--- Dataset excerpt ---
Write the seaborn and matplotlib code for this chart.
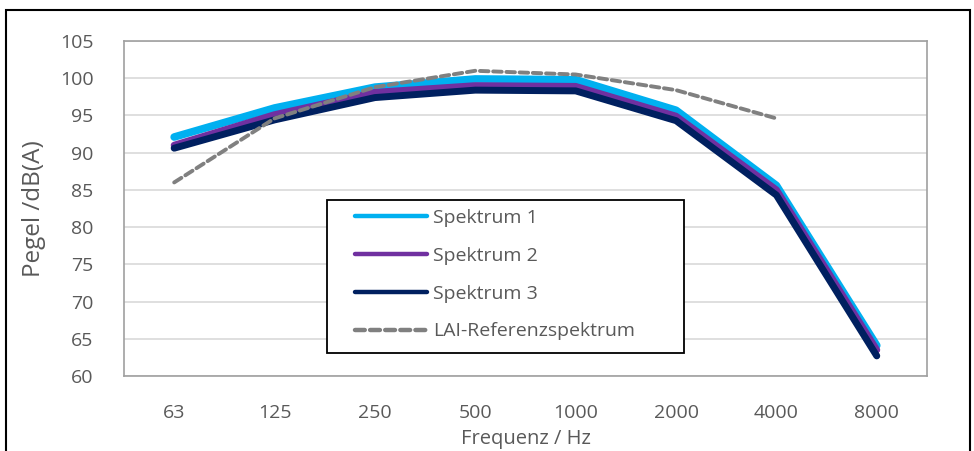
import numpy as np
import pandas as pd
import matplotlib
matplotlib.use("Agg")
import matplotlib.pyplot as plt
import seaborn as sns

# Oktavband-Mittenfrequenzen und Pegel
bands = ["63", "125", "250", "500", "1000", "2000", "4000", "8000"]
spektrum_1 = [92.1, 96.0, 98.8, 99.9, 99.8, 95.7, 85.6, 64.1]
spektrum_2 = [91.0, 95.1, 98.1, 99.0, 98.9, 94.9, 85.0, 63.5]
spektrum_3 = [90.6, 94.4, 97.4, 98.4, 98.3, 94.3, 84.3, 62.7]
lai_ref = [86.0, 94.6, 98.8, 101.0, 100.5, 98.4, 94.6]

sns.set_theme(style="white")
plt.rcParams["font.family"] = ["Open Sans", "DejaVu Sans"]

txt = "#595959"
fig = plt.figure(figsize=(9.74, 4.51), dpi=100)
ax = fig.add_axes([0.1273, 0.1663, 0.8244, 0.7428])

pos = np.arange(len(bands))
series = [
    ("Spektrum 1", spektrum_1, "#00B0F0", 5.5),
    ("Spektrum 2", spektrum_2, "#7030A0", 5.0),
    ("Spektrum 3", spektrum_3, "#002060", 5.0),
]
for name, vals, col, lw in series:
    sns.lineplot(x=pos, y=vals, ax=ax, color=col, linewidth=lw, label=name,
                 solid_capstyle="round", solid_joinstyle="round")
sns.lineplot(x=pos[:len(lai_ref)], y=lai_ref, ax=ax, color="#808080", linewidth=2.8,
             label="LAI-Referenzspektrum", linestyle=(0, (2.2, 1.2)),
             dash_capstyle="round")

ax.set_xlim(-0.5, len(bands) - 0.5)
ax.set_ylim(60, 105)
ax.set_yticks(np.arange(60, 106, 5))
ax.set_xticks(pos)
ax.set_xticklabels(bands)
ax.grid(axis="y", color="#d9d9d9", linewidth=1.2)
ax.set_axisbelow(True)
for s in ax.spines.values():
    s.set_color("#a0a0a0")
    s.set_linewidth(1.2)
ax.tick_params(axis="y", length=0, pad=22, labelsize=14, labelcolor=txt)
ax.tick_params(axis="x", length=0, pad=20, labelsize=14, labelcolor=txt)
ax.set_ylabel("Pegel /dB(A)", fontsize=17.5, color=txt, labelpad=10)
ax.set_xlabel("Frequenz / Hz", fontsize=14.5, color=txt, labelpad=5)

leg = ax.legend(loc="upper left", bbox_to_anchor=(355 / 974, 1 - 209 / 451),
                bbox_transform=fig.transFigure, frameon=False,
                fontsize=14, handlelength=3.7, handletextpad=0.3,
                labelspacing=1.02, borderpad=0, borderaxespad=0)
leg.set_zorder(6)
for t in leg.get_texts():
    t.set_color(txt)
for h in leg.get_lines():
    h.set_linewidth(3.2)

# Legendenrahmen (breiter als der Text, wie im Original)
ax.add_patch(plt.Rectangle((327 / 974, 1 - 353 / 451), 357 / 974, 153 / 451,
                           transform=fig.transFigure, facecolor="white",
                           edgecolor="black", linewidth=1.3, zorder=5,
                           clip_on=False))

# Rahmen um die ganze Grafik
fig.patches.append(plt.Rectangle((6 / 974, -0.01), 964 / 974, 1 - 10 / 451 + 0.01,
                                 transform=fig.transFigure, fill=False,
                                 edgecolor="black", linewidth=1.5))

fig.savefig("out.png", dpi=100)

--- Challenge ---
Please restate the material above line by line, exactly, beginning at its first line and ending with the line that contains "ax = fig.add_axes([0.1273, 0.1663, 0.8244, 0.7428])", without any pictures.

--- Response ---
Write the seaborn and matplotlib code for this chart.
import numpy as np
import pandas as pd
import matplotlib
matplotlib.use("Agg")
import matplotlib.pyplot as plt
import seaborn as sns

# Oktavband-Mittenfrequenzen und Pegel
bands = ["63", "125", "250", "500", "1000", "2000", "4000", "8000"]
spektrum_1 = [92.1, 96.0, 98.8, 99.9, 99.8, 95.7, 85.6, 64.1]
spektrum_2 = [91.0, 95.1, 98.1, 99.0, 98.9, 94.9, 85.0, 63.5]
spektrum_3 = [90.6, 94.4, 97.4, 98.4, 98.3, 94.3, 84.3, 62.7]
lai_ref = [86.0, 94.6, 98.8, 101.0, 100.5, 98.4, 94.6]

sns.set_theme(style="white")
plt.rcParams["font.family"] = ["Open Sans", "DejaVu Sans"]

txt = "#595959"
fig = plt.figure(figsize=(9.74, 4.51), dpi=100)
ax = fig.add_axes([0.1273, 0.1663, 0.8244, 0.7428])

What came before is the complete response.